Why I wish I'd been more compassionate toward a woman who screamed obscenities at me in public
Published 12:47 pm Wednesday, December 27, 2017
I split the holidays between New Jersey and New York this year—the former to spend Christmas with my son’s paternal grandparents and the latter to show my mother and sister around the city as they were making the trip for the first time.
I bought tickets to a show for our last night in the city, but my plans were nearly thwarted when we made our way to the theater during a downpour with just enough time to grab our seats.
“We can’t scan tickets on your phone,” the man at the door said plainly. “You’ll have to print them out at the hotel across the street.”
Of course.
I did as I was told, sprinting across the street and into the hotel. I’m not sure why I was surprised to see anxious theater-goers lined outside a packed FedEx Office center seeing as how we were all participating in the most tourist-friendly activity one can do in New York. Still, my heart sank knowing it’d be at least half an hour before I made my way to one of the open computers.
Fate stepped in as a hotel manager started handing out her business card and telling us to email her our tickets so she could print them at the front desk. Most of the crowd predictably shifted from the business center to the main lobby and I claimed an open computer without hesitation.
The moment I went to hit the print button, an irate woman stormed over to me.
“DID YOU PUT YOUR CREDIT CARD IN THERE?” she screamed, pointing to a scanner next to the computer.
I hadn’t and honestly didn’t realize I needed to before printing.
“You’re charging money to MY CREDIT CARD,” she yelled as everyone went silent watching the scene unfold.
“I…I didn’t see anything that asked for my card,” I tried to explain.
This woman wasn’t having it and proceeded to scream and curse and berate me for not understanding what she was saying. It was at this point I realized the computer charges by the minute for internet use, and she hadn’t logged out of her session before leaving.
It was also at this point I realized I was done being nice.
“So what you’re telling me is YOU forgot to log off the computer, which is why your card is being charged by the minute regardless of whether anyone’s sitting here, and that’s somehow MY fault?”
Talk about poking a sleeping bear.
“EXCUSE ME? My kid ran out of the room and I DIDN’T KNOW IT, OK?”
For a split-second, I considered connecting with her as a fellow mother who understands irrational frustration. That was quickly forgotten.
“Look, lady, that’s not my problem,” I said, knowing there’s no way in hell I’d say that in the South.
She snatched the mouse away from me, logged out of her session, called me a word I can’t repeat in print and stormed out, presumably to another show she wrongly assumed she could get into with mobile tickets.
The experience left me shaken, not because I’m not used to being screamed at—I am a writer, after all—but because I knew precisely why she acted the way she did over something so trivial.
She was navigating a cold, rainy night in New York with a young child two days before Christmas and couldn’t even make it to their destination without something going wrong. Even when she tried to remedy it, her child ran away from her, forcing her to multitask between a printer, her parental duties, and a credit card being charged $0.40 a minute.

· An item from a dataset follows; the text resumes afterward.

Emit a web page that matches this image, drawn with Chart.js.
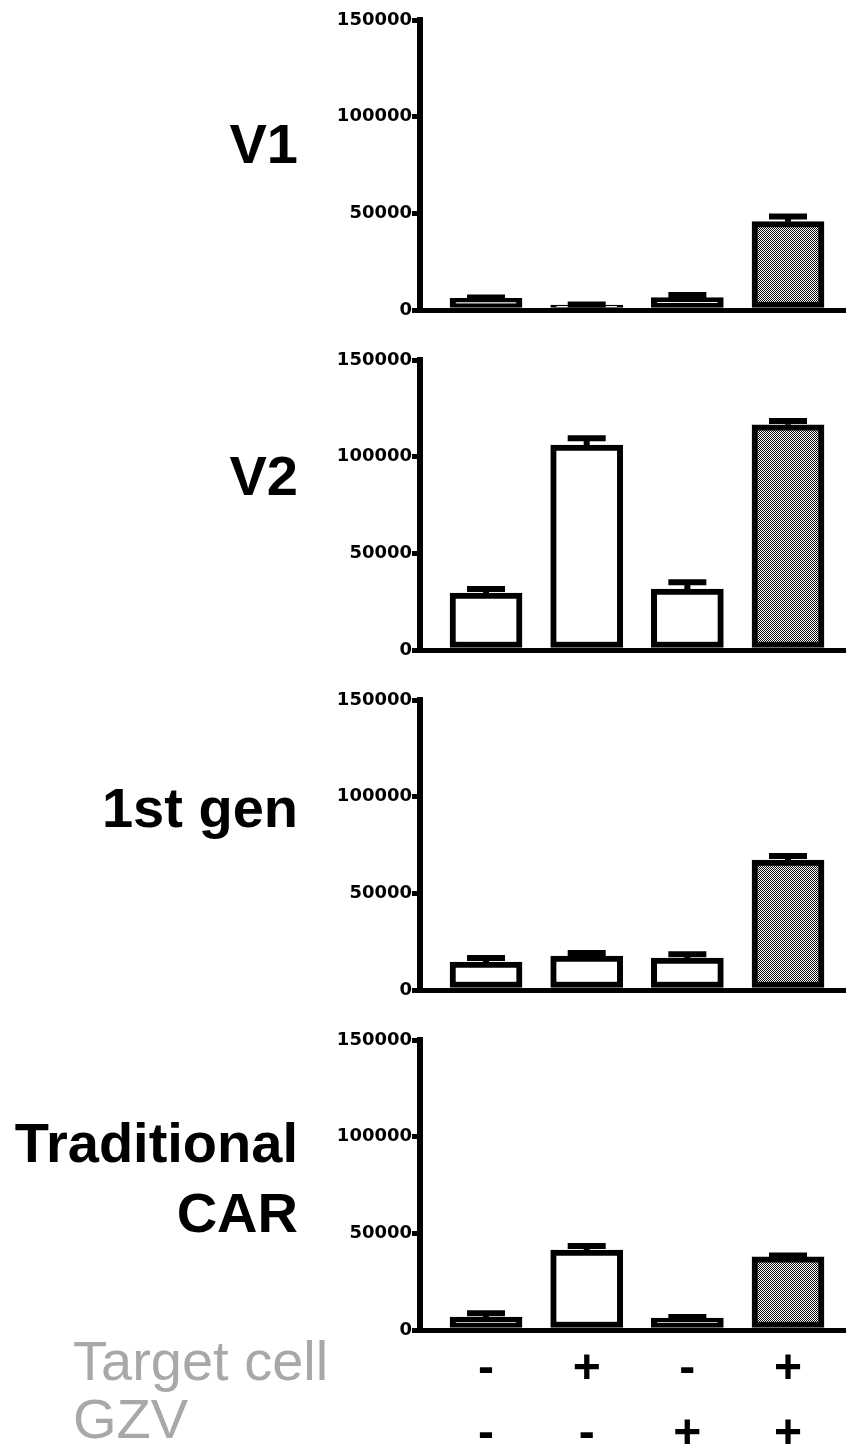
<!DOCTYPE html>
<html>
<head>
<meta charset="utf-8">
<script src="https://cdn.jsdelivr.net/npm/chart.js@4.4.1/dist/chart.umd.min.js"></script>
<style>
  body { margin: 0; background: #fff; }
  #wrap { position: relative; width: 846px; height: 1448px; overflow: hidden; }
  canvas { position: absolute; left: 300px; }
  .row { position: absolute; left: 0; width: 298px; text-align: right;
         font: bold 56px "Liberation Sans", Arial, sans-serif; line-height: 56px; color: #000; }
  .cond { position: absolute; left: 73px; font: 56px "Liberation Sans", Arial, sans-serif;
          line-height: 56px; color: #a8a8a8; }
</style>
</head>
<body>
<div id="wrap">
  <div class="row" style="top:116px">V1</div>
  <div class="row" style="top:448px">V2</div>
  <div class="row" style="top:780px">1st gen</div>
  <div class="row" style="top:1115px">Traditional</div>
  <div class="row" style="top:1185px">CAR</div>
  <div class="cond" style="top:1333px">Target cell</div>
  <div class="cond" style="top:1391px">GZV</div>

  <canvas id="c0" width="546" height="340" style="top:0px"></canvas>
  <canvas id="c1" width="546" height="340" style="top:340px"></canvas>
  <canvas id="c2" width="546" height="340" style="top:680px"></canvas>
  <canvas id="c3" width="546" height="428" style="top:1020px"></canvas>
</div>
<script>
// conditions under each bar
const targetCell = ["-", "+", "-", "+"];
const gzv = ["-", "-", "+", "+"];

// y axis
const yTicks = [0, 50000, 100000, 150000];

// values (mean, upper error)
const v1Mean = [6000, 2500, 6400, 45700];
const v1Err = [500, 300, 1400, 2600];
const v2Mean = [29500, 106000, 31500, 116500];
const v2Err = [2000, 3500, 3500, 2000];
const gen1Mean = [14500, 17600, 16500, 67200];
const gen1Err = [2000, 1500, 2000, 2100];
const tradMean = [6700, 41400, 6200, 37800];
const tradErr = [2000, 2000, 500, 700];

const panels = [
  { id: "c0", mean: v1Mean, err: v1Err },
  { id: "c1", mean: v2Mean, err: v2Err },
  { id: "c2", mean: gen1Mean, err: gen1Err },
  { id: "c3", mean: tradMean, err: tradErr, last: true },
];

// checkered fill for the GZV + target bar
function checker() {
  const c = document.createElement("canvas");
  c.width = 2; c.height = 2;
  const g = c.getContext("2d");
  g.fillStyle = "#fff"; g.fillRect(0, 0, 2, 2);
  g.fillStyle = "#111"; g.fillRect(0, 0, 1, 1); g.fillRect(1, 1, 1, 1);
  return g.createPattern(c, "repeat");
}
const hatch = checker();

const errorBars = {
  id: "errorBars",
  afterDatasetsDraw(chart, args, opts) {
    const ctx = chart.ctx;
    const y = chart.scales.y;
    const ds = chart.data.datasets[0].data;
    ctx.save();
    ctx.strokeStyle = "#000";
    ctx.lineWidth = 6;
    chart.getDatasetMeta(0).data.forEach((bar, i) => {
      const top = y.getPixelForValue(ds[i].y + opts.err[i]);
      ctx.beginPath();
      ctx.moveTo(bar.x, bar.y);
      ctx.lineTo(bar.x, top);
      ctx.moveTo(bar.x - 19, top);
      ctx.lineTo(bar.x + 19, top);
      ctx.stroke();
    });
    ctx.restore();
  },
};

panels.forEach((p) => {
  new Chart(document.getElementById(p.id).getContext("2d"), {
    type: "bar",
    data: {
      datasets: [
        {
          data: p.mean.map((v, i) => ({ x: i + 1, y: v })),
          backgroundColor: ["#fff", "#fff", "#fff", hatch],
          borderColor: "#000",
          borderWidth: 6,
          borderSkipped: false,
          barThickness: 72,
        },
      ],
    },
    options: {
      responsive: false,
      animation: false,
      events: [],
      layout: { padding: { top: 20, right: 0, bottom: p.last ? 0 : 30, left: 0 } },
      plugins: {
        legend: { display: false },
        tooltip: { enabled: false },
        errorBars: { err: p.err },
      },
      scales: {
        x: {
          type: "linear",
          offset: false,
          min: 0.344,
          max: 4.576,
          grid: { display: false, drawTicks: false, offset: false },
          border: { display: true, color: "#000", width: 5 },
          afterBuildTicks: (s) => { s.ticks = targetCell.map((_, i) => ({ value: i + 1 })); },
          afterFit: (s) => { s.height = p.last ? 118 : 0; },
          ticks: {
            display: !!p.last,
            autoSkip: false,
            maxRotation: 0,
            padding: 7,
            color: "#000",
            font: { family: "'Liberation Sans', Arial", size: 48, weight: "bold", lineHeight: 1.354 },
            callback: (v) => [targetCell[v - 1], gzv[v - 1]],
          },
        },
        y: {
          min: 0,
          max: 150000,
          afterBuildTicks: (s) => { s.ticks = yTicks.map((v) => ({ value: v })); },
          afterFit: (s) => { s.width = 120; },
          grid: { drawOnChartArea: false, drawTicks: true, tickLength: 8, lineWidth: 5, color: "#000" },
          border: { display: true, color: "#000", width: 6 },
          ticks: {
            padding: 0,
            color: "#000",
            font: { family: "'DejaVu Sans'", size: 18, weight: "bold" },
            callback: (v) => String(v),
          },
        },
      },
    },
    plugins: [errorBars],
  });
});
</script>
</body>
</html>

I assume when she retrieved her child and returned to find me sitting at the computer, she was already at her breaking point. I’ve never attacked a stranger in public, but I’m all too familiar with those white-hot moments of stress and anxiety that seem to culminate at the worst possible time.
Am I saying I wish I had been more forgiving of a person screaming in my face for something she did? Not exactly. Excusing bad behavior is unacceptable, no matter the circumstances. I am saying I probably could have diffused it using my own experience as a mother to calm her down while reminding her I’m not a target and that no one should be treated like one.
All too often parenting is treated as an affliction by those without children or whose children are already grown, which is why so many of us relate to humor tied to the struggles of this job of molding human beings into functional members of society. We’re tired; we’re stressed; we’re pulled in every single direction in the most thankless of ways. And though it’s what we signed up for, that doesn’t make it any easier when our frustrations get the best of us.
Compassion demands more than having sympathy for another person. It’s how we take that emotion and use it to help people by way of sharing that suffering. Would the woman have responded differently to me if I had been more proactive about helping her solve the problem rather than asking why she blamed me for it? My guess is no, but who knows?
What I do know is compassion can and should exist in spaces where it’s rejected, as it’s easy to be compassionate toward someone who welcomes and appreciates it and much harder to open our hearts to someone who tells us they have no use for it.
And I’d rather be quicker with a kind word for another person than a clever quip for my own satisfaction.